1.3.11
ce sont des choses qui arrivent
Samedi 11 décembre 2010, une journée comme les autres à Orléans, sur la place du Châtelet... Les gens vont et viennent, ils s'affairent pour noël, passent d'un commerce à l'autre, d'une rue à l'autre. Rien de spécial. Certains vont cependant se demander : « c'est qui cette fille debout sur un banc ? Elle attend quoi ? », puis reprennent leur route. D'autres vont la voir, subitement, sortir un de ces jouets pour enfant qui fait des bulles, et souffler dedans. Elle le rebouche et attend de nouveau, sans rien faire, sans rien dire, pendant que les quelques bulles apparues éclatent progressivement et disparaissent.
Un passant marche sans regarder et manque de piétiner deux dés en bois qui viennent d'être jetés devant lui. Ah, tiens ! Il y a un type assis par terre qui joue aux dés ! Le passant ne s'en rendra surement pas compte, mais ce même joueur, systématiquement, note quelque chose sur un papier après les avoir lancé, et recommence la même opération encore et encore.
Cette femme assise à la terrasse du café, elle, l'aura vu. De même qu'elle a vu un avion en papier lancé d'une fenêtre pour atterrir, de façon chaotique, au sol. Son regard avait déjà été attiré par quelque chose, quelques minutes auparavant, mais c'était passé trop vite. Maintenant c'est le troisième qu'elle voit jaillir de cette fenêtre. Amusant, mais pourquoi ? Elle finira par rentrer chez elle sans s'être rendue compte du lien entre le joueur de dés et l'avion. De même, elle ne prendra pas la peine d'en ramasser un qui, une fois déplié, révèle un plan dessiné à la main de la place du Châtelet, avec l'indication de différents emplacements. Elle se serait peut-être aperçue qu'une des indications renvoie à l'immeuble d'où sont lancés les avions. Et, par déduction, elle aurait vu que les autres indications désignent, eux, les emplacements du joueur de dés et de cette jeune femme debout et immobile sur un banc. Peut-être n'aurait-elle pas compris, cependant, la nature de ce tracé circulaire en tirets, qui fait le tour de la place...

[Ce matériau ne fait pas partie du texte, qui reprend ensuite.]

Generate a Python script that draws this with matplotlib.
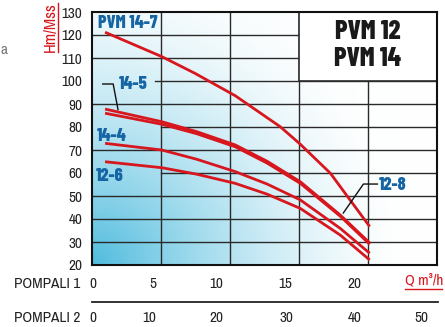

Cet adolescent qui attend depuis dix minutes, bien que ne s'étant aperçu ni des avions, ni du joueur, ni de la fille aux bulles, a remarqué, lui, un étrange manège. Il y a cet homme et cette femme qui font le tour de la place depuis plusieurs minutes déjà. Ils marchent chacun dans la direction opposée de celle de l'autre. Au début il n'y avait prêté aucune attention, mais au fur et à mesure, il est passé d'un « je ne les ai pas déjà vu tout à l'heure ? » à « mais qu'est-ce qu'ils font, ils tournent en rond ou quoi ? ». Il s'apercevra finalement qu'à un endroit fixe, arbitraire, chacun des deux marcheurs s'arrêtent, prennent une photo, et repartent. Leur qualité de photographes ne lui a pas sauté aux yeux tout de suite (il y a beaucoup de monde sur la place, et il n'a pas que ça à faire de regarder les mêmes gens passer encore et encore), mais la nuit tombant, son regard a été attiré par les flashs des appareils. Finalement, son ami arrive. Il quittera la place avec lui et oubliera presque instantanément l'intérêt qu'il a porté à ce manège dont il n'a d'ailleurs pas saisi le sens, son intérêt n'ayant été motivé que par le seul ennui lié à l'attente.

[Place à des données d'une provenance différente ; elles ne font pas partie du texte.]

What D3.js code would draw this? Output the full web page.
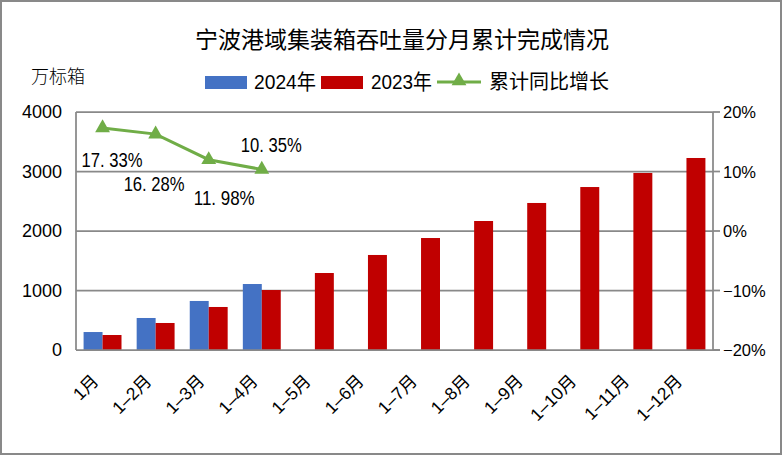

Finalement, peu se rendront compte, ce jour-là, de l'ensemble de ces micro-événements, noyés dans la foule. Encore moins sont ceux qui se seront aperçus qu'ils participaient d'une même proposition.
Des actions indépendantes et simultanées, à l'image de la vie en ville, où plein de choses se passent en même temps, dans une dynamique constante, sans que personne n'ait de vision globale de tout ce qui a lieu partout, à chaque instant.
On peut dès lors s'interroger sur la nature de telles propositions qui, par leur quasi-invisibilité, ne répondent pas aux critères de ce que l'on attend de l'art, à savoir quelque chose de visible et de clairement identifié.
Ce travail participe donc ce que le critique d'art Stephen Wright appelle « un art à faible coefficient de visibilité ». Ce type de pratiques posent problème pour les autorités artistiques et culturelles, ainsi que pour la conception dominante de ce qu'est l'art et de comment il doit être perçu. En effet, un art qui n'est pas visible « échappe à tout contrôle, à toute prescription, à toute réglementation, en somme à toute police ».
L'intérêt de ce genre de pratiques est peut-être là : créer des interstices de liberté, à la fois poétique et politique, qui viennent enrayer la mécanique trop bien huilé des paradigmes de notre société.